Japan
Automobile
Manufacturers
Association, Inc.

Issue No. 5, 2006

JAMA’s vision for hydrogen-powered automobiles

The European Commission’s draft proposal for a Regulation on Hydrogen-Powered Motor Vehicles

In the latter part of 2007 the European Commission, the European Union’s executive branch, is expected to propose a new law relating to motor vehicles using liquid or compressed gaseous hydrogen.

The objective of the proposed law is "to lay down harmonised testing requirements" for the type approval of hydrogen-powered motor vehicles in the M and N categories through the establishment of "safety requirements for the hydrogen storage system of these vehicles".

The proposed law is thus expected to permit the approval and market entry of vehicles using hydrogen.  With these measures, the Commission hopes to build consumer confidence in this new technology.

JAMA position on hydrogen-powered motor vehicles

JAMA engaged with the Commission during the drafting of this new regulation and has presented a set of key messages which it hopes will be taken into consideration.
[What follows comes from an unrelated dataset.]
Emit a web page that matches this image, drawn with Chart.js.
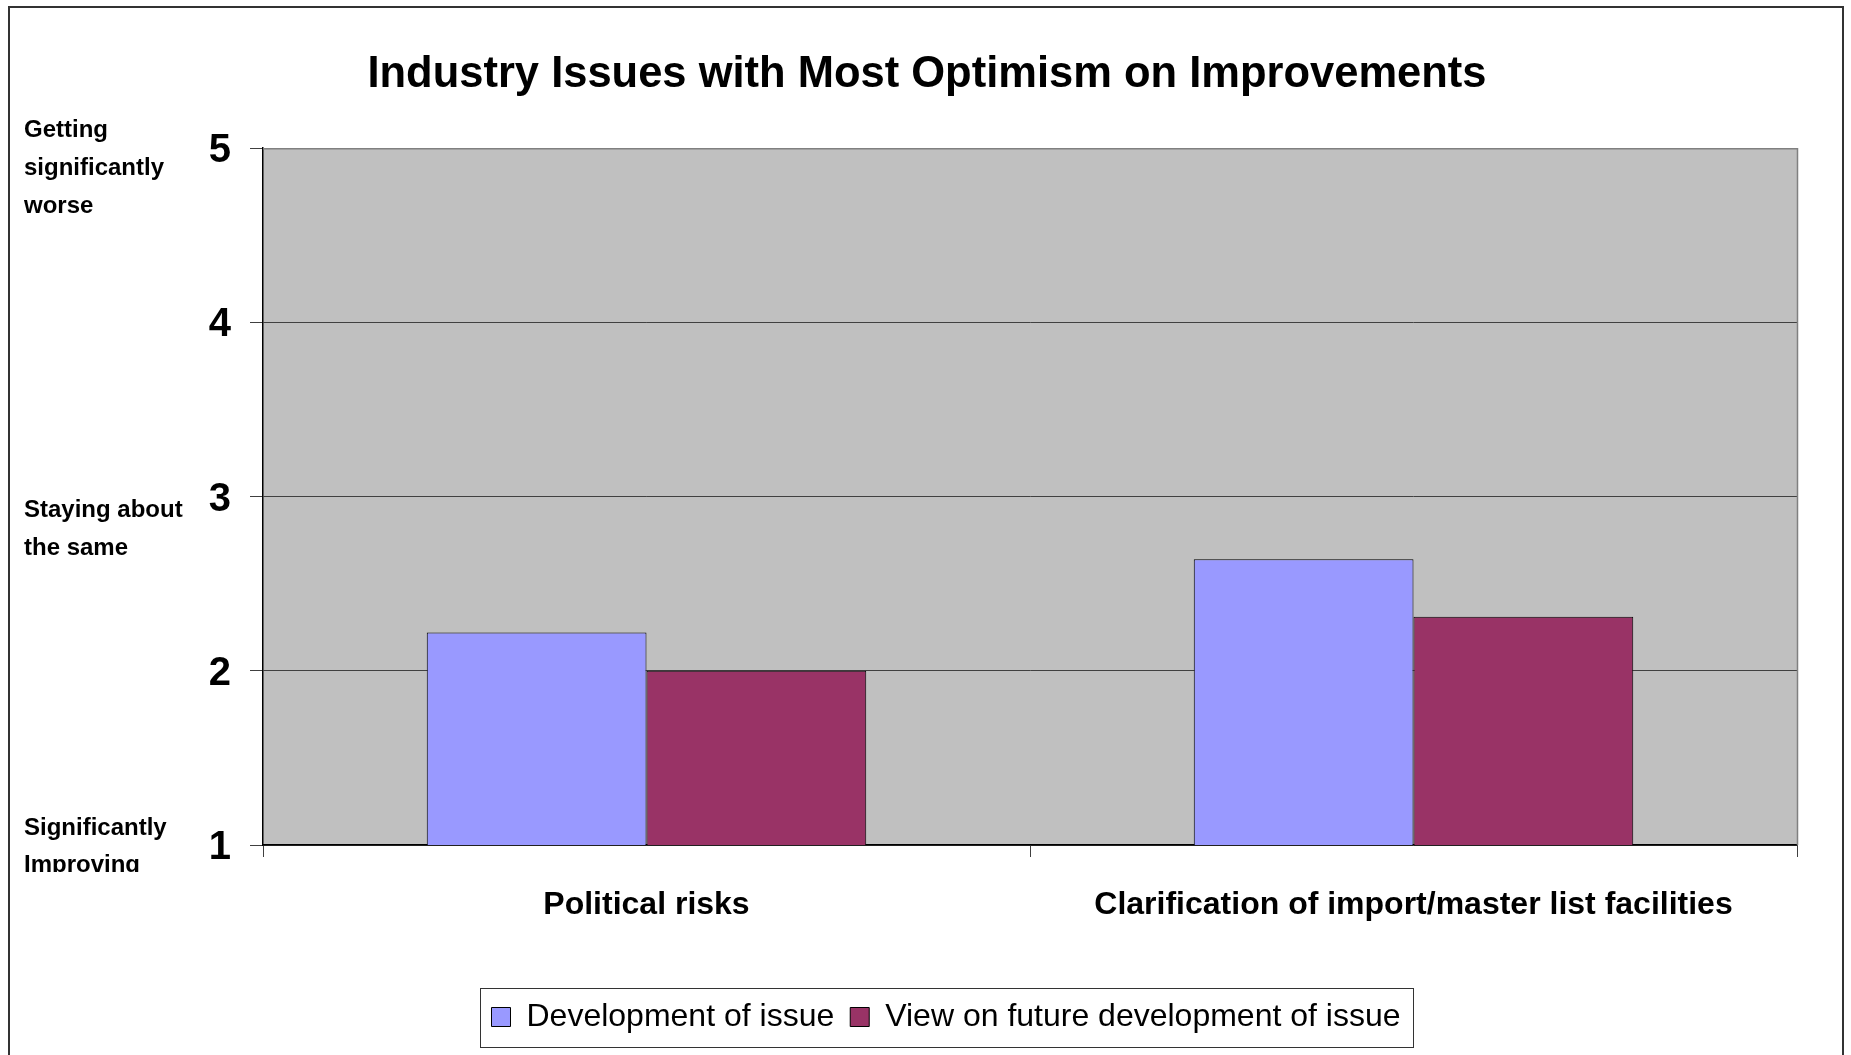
<!DOCTYPE html>
<html>
<head>
<meta charset="utf-8">
<script src="https://cdn.jsdelivr.net/npm/chart.js@4/dist/chart.umd.min.js"></script>
<style>
  html, body { margin: 0; padding: 0; background: #ffffff; }
  #wrap { width: 1851px; height: 1055px; position: relative; }
</style>
</head>
<body>
<div id="wrap"><canvas id="c" width="1851" height="1055"></canvas></div>
<script>
const TITLE = 'Industry Issues with Most Optimism on Improvements';
const categories = ['Political risks', 'Clarification of import/master list facilities'];
const seriesNames = ['Development of issue', 'View on future development of issue'];
const developmentOfIssue = [2.22, 2.64];
const viewOnFutureDevelopment = [2.0, 2.31];
const yTicks = [1, 2, 3, 4, 5];
const scaleNotes = [
  { value: 5, lines: ['Getting', 'significantly', 'worse'] },
  { value: 3, lines: ['Staying about', 'the same'] },
  { value: 1, lines: ['Significantly', 'Improving'] }
];

const NARROW = '"Liberation Sans Narrow", "Arial Narrow", "Liberation Sans", Arial, sans-serif';
const LEGEND_SHIFT = 19;

const decorPlugin = {
  id: 'decor',
  afterLayout(chart) {
    const lg = chart.legend;
    if (lg) { lg.left += LEGEND_SHIFT; lg.right += LEGEND_SHIFT; }
  },
  beforeDraw(chart) {
    const { ctx, chartArea: a } = chart;
    ctx.save();
    ctx.fillStyle = '#ffffff';
    ctx.fillRect(0, 0, chart.width, chart.height);
    ctx.fillStyle = '#C0C0C0';
    ctx.fillRect(a.left, a.top, a.right - a.left, a.bottom - a.top);
    ctx.restore();
  },
  afterDraw(chart) {
    const { ctx, chartArea: a } = chart;
    const y = chart.scales.y;
    ctx.save();
    // plot area top/right border
    ctx.strokeStyle = '#808080';
    ctx.lineWidth = 1.5;
    ctx.beginPath();
    ctx.moveTo(a.left, a.top + 0.5);
    ctx.lineTo(a.right + 0.5, a.top + 0.5);
    ctx.lineTo(a.right + 0.5, a.bottom);
    ctx.stroke();
    // outer frame
    ctx.strokeStyle = '#333333';
    ctx.lineWidth = 2;
    ctx.strokeRect(9, 7, 1834, 1100);
    // scale notes on the left
    ctx.beginPath();
    ctx.rect(0, 0, chart.width, 872);
    ctx.clip();
    ctx.fillStyle = '#000000';
    ctx.font = 'bold 24px ' + NARROW;
    ctx.textBaseline = 'middle';
    ctx.textAlign = 'left';
    const offsets = { 5: -17.6, 3: 14, 1: -17 };
    scaleNotes.forEach(n => {
      const base = y.getPixelForValue(n.value) + offsets[n.value];
      n.lines.forEach((t, i) => ctx.fillText(t, 24, base + i * 37.8));
    });
    ctx.restore();
    // legend frame
    const lg = chart.legend;
    if (lg && lg.legendHitBoxes && lg.legendHitBoxes.length) {
      const hb = lg.legendHitBoxes;
      let l = Infinity, r = -Infinity, t = Infinity, b = -Infinity;
      hb.forEach(h => { l = Math.min(l, h.left); r = Math.max(r, h.left + h.width); t = Math.min(t, h.top); b = Math.max(b, h.top + h.height); });
      ctx.save();
      ctx.strokeStyle = '#333333';
      ctx.lineWidth = 1;
      ctx.strokeRect(Math.round(l - 12) + 0.5, Math.round(t - 13) + 0.5, Math.round(r - l + 24), Math.round(b - t + 27));
      ctx.restore();
    }
  }
};

new Chart(document.getElementById('c'), {
  type: 'bar',
  data: {
    labels: categories,
    datasets: [
      { label: seriesNames[0], data: developmentOfIssue, backgroundColor: '#9999FF', borderColor: '#000000', borderWidth: 1 },
      { label: seriesNames[1], data: viewOnFutureDevelopment, backgroundColor: '#993366', borderColor: '#000000', borderWidth: 1 }
    ]
  },
  options: {
    responsive: false,
    animation: false,
    devicePixelRatio: 1,
    layout: { padding: { left: 57, right: 54, top: 0, bottom: 12 } },
    datasets: { bar: { barPercentage: 1.0, categoryPercentage: 0.573 } },
    plugins: {
      title: {
        display: true, text: TITLE, color: '#000000',
        font: { family: NARROW, size: 43.5, weight: 'bold' },
        padding: { top: 49, bottom: 47 }
      },
      legend: {
        display: true, position: 'bottom',
        labels: {
          color: '#000000', font: { family: NARROW, size: 32 },
          boxWidth: 19, boxHeight: 19, padding: 16,
          generateLabels(chart) {
            return chart.data.datasets.map((d, i) => ({
              text: d.label, fillStyle: d.backgroundColor, strokeStyle: '#000000', lineWidth: 1, datasetIndex: i, hidden: false
            }));
          }
        }
      },
      tooltip: { enabled: false }
    },
    scales: {
      x: {
        offset: true,
        grid: { display: true, drawOnChartArea: false, drawTicks: true, tickLength: 12, color: '#404040', offset: true },
        border: { display: true, color: '#000000', width: 1.5 },
        ticks: { color: '#000000', font: { family: NARROW, size: 32, weight: 'bold' }, padding: 29, maxRotation: 0, autoSkip: false },
        afterFit(s) { s.height = 140; }
      },
      y: {
        min: 1, max: 5,
        afterBuildTicks(s) { s.ticks = yTicks.map(v => ({ value: v })); },
        grid: { color: '#404040', lineWidth: 1, tickLength: 13, drawTicks: true },
        border: { display: true, color: '#000000', width: 1.5 },
        ticks: { color: '#000000', font: { family: NARROW, size: 40, weight: 'bold' }, padding: 19, labelOffset: 3 },
        afterFit(s) { s.width = 206; }
      }
    }
  },
  plugins: [decorPlugin]
});
</script>
</body>
</html>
These key messages focus on the importance of coordinating the Commission’s research and development work with other similar initiatives in UN/ECE WP29, on an HFCV global technical regulation, and in ISO and SAE, on international standards for HFCVs.

The UN/ECE group is currently drafting a gtr for HFCVs and studying measures to ensure their safety.  WP29 is expected to need a further six months to collect the necessary information on technical requirements for the introduction of HFCVs.  Such being the case, it is JAMA’s view that the Commission should not finalise its own proposal until it has fully assessed the findings of WP29.  This view echoes calls by the European Commissioner for Enterprise and Industry, GŁnter Verheugen, to coordinate discussions at the EU level and those within the WP29 framework.

Moreover, in order to avoid discrepancies with other international standards for the high-pressure hydrogen containers and hydrogen components of HFCVs, the Commission should in its draft Regulation reflect the ISO and SAE standards already established in this regard.  This will prevent manufacturers from having to comply with two sets of standards, which would prolong vehicle development and increase vehicle cost.

JAMA also believes that it is essential to recognise the difference between the regulation of LPG/CNG vehicles and HFCV regulation.  LPG/CNG regulation is drawn from retrofit vehicles based on models already in the market.  In JAMA’s opinion, this is an incorrect basis on which to draft a new regulation for HFCVs, as the percentage of retrofit HFCVs will be very limited.

In addition, although the draft Regulation on Hydrogen-Powered Motor Vehicles identifies three classes of hydrogen components in its Annex I, JAMA requests the Commission to clarify at the earliest opportunity how the provisions of the proposed new law will be applied to those three classes of components.

With HFCV technological development still at an early stage, innovation must be encouraged.  JAMA therefore urges the Commission to make HFCV performance specification, rather than HFCV parts and materials specification, the target of the new law.  The latter approach—which would require detailed specifications for each part in terms of structure, materials, and design—would clearly risk delaying the innovation of new technologies.

Safety aspects of the proposed Regulation

Specific safety provisions are needed for vehicles that will be equipped with a high-pressure hydrogen container.  Contrary to the Commission’s approach in its draft proposal, which is to focus on type-approval requirements for individual parts, JAMA believes that the safety of the hydrogen storage system as a whole must be assured.

JAMA does, however, suggest introducing type-approval requirements for the parts directly involved in the event of a significant quantity of hydrogen escaping from the high-pressure hydrogen container.  Further, JAMA supports the introduction of a hydrogen-safety management system capable of detecting leaks in the first place and preventing any further leakage.

Finally, JAMA recommends developing a concept for the safety of HFCVs as whole units, not just of their hydrogen storage system.  JAMA believes the proposed Regulation contains a number of requirements that are ambiguous (that is, neither objective nor quantitative), and that it therefore runs the risk of further complicating compliance judgements when its final version enters into force.